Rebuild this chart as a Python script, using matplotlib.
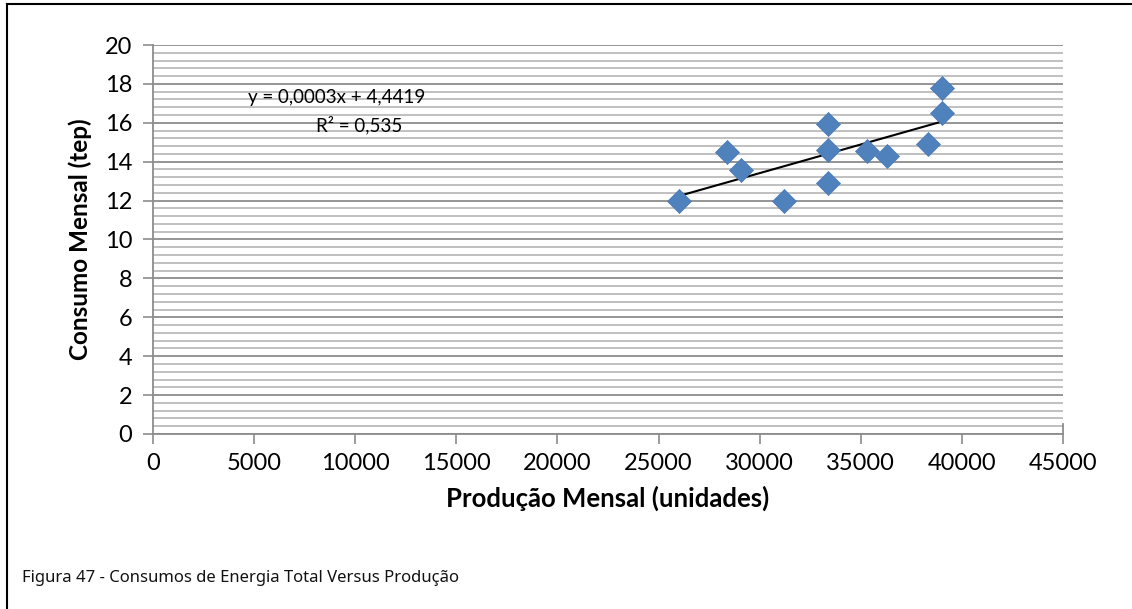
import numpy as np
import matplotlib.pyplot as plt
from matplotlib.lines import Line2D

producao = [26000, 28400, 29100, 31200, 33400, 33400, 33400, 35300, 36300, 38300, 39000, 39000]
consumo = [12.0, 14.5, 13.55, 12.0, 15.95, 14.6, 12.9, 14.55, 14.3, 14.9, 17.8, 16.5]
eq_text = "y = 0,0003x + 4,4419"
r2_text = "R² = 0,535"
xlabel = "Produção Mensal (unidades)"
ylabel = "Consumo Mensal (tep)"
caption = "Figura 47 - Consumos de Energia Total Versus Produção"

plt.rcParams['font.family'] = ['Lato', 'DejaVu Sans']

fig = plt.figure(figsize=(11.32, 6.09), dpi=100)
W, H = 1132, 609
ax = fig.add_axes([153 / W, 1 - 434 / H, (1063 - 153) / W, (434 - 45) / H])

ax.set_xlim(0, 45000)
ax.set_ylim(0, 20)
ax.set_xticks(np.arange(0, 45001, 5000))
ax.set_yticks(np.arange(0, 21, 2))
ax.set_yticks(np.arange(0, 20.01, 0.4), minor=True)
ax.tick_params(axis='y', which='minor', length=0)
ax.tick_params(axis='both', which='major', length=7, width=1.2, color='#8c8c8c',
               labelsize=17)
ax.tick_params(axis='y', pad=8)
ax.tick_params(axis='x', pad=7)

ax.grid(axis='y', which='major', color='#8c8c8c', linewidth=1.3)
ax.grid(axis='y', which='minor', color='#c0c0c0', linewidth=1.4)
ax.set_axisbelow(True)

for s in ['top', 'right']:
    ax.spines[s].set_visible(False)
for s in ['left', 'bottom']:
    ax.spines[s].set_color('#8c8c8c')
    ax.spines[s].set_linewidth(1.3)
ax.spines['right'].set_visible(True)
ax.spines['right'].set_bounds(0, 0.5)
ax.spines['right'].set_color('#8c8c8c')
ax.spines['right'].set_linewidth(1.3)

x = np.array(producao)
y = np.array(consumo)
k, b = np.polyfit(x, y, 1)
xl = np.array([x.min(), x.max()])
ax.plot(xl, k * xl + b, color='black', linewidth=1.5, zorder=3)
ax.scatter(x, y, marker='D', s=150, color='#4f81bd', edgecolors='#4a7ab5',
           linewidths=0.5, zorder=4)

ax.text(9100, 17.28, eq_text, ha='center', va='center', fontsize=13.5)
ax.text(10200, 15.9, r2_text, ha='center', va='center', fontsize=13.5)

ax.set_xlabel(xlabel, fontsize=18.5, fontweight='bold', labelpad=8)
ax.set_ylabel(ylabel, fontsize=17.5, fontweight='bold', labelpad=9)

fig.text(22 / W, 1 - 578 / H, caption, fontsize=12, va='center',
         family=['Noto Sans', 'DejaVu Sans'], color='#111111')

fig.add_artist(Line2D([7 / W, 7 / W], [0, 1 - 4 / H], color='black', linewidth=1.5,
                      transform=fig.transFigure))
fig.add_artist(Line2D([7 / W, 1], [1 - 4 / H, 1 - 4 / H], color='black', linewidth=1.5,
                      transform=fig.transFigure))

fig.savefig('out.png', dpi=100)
========
• _What is needed_
Without any pictures, reproduce the lines from the first one in the material through the line that has "ax.spines['right'].set_linewidth(1.3)", exactly as they appear.

• _Exercise output_
Rebuild this chart as a Python script, using matplotlib.
import numpy as np
import matplotlib.pyplot as plt
from matplotlib.lines import Line2D

producao = [26000, 28400, 29100, 31200, 33400, 33400, 33400, 35300, 36300, 38300, 39000, 39000]
consumo = [12.0, 14.5, 13.55, 12.0, 15.95, 14.6, 12.9, 14.55, 14.3, 14.9, 17.8, 16.5]
eq_text = "y = 0,0003x + 4,4419"
r2_text = "R² = 0,535"
xlabel = "Produção Mensal (unidades)"
ylabel = "Consumo Mensal (tep)"
caption = "Figura 47 - Consumos de Energia Total Versus Produção"

plt.rcParams['font.family'] = ['Lato', 'DejaVu Sans']

fig = plt.figure(figsize=(11.32, 6.09), dpi=100)
W, H = 1132, 609
ax = fig.add_axes([153 / W, 1 - 434 / H, (1063 - 153) / W, (434 - 45) / H])

ax.set_xlim(0, 45000)
ax.set_ylim(0, 20)
ax.set_xticks(np.arange(0, 45001, 5000))
ax.set_yticks(np.arange(0, 21, 2))
ax.set_yticks(np.arange(0, 20.01, 0.4), minor=True)
ax.tick_params(axis='y', which='minor', length=0)
ax.tick_params(axis='both', which='major', length=7, width=1.2, color='#8c8c8c',
               labelsize=17)
ax.tick_params(axis='y', pad=8)
ax.tick_params(axis='x', pad=7)

ax.grid(axis='y', which='major', color='#8c8c8c', linewidth=1.3)
ax.grid(axis='y', which='minor', color='#c0c0c0', linewidth=1.4)
ax.set_axisbelow(True)

for s in ['top', 'right']:
    ax.spines[s].set_visible(False)
for s in ['left', 'bottom']:
    ax.spines[s].set_color('#8c8c8c')
    ax.spines[s].set_linewidth(1.3)
ax.spines['right'].set_visible(True)
ax.spines['right'].set_bounds(0, 0.5)
ax.spines['right'].set_color('#8c8c8c')
ax.spines['right'].set_linewidth(1.3)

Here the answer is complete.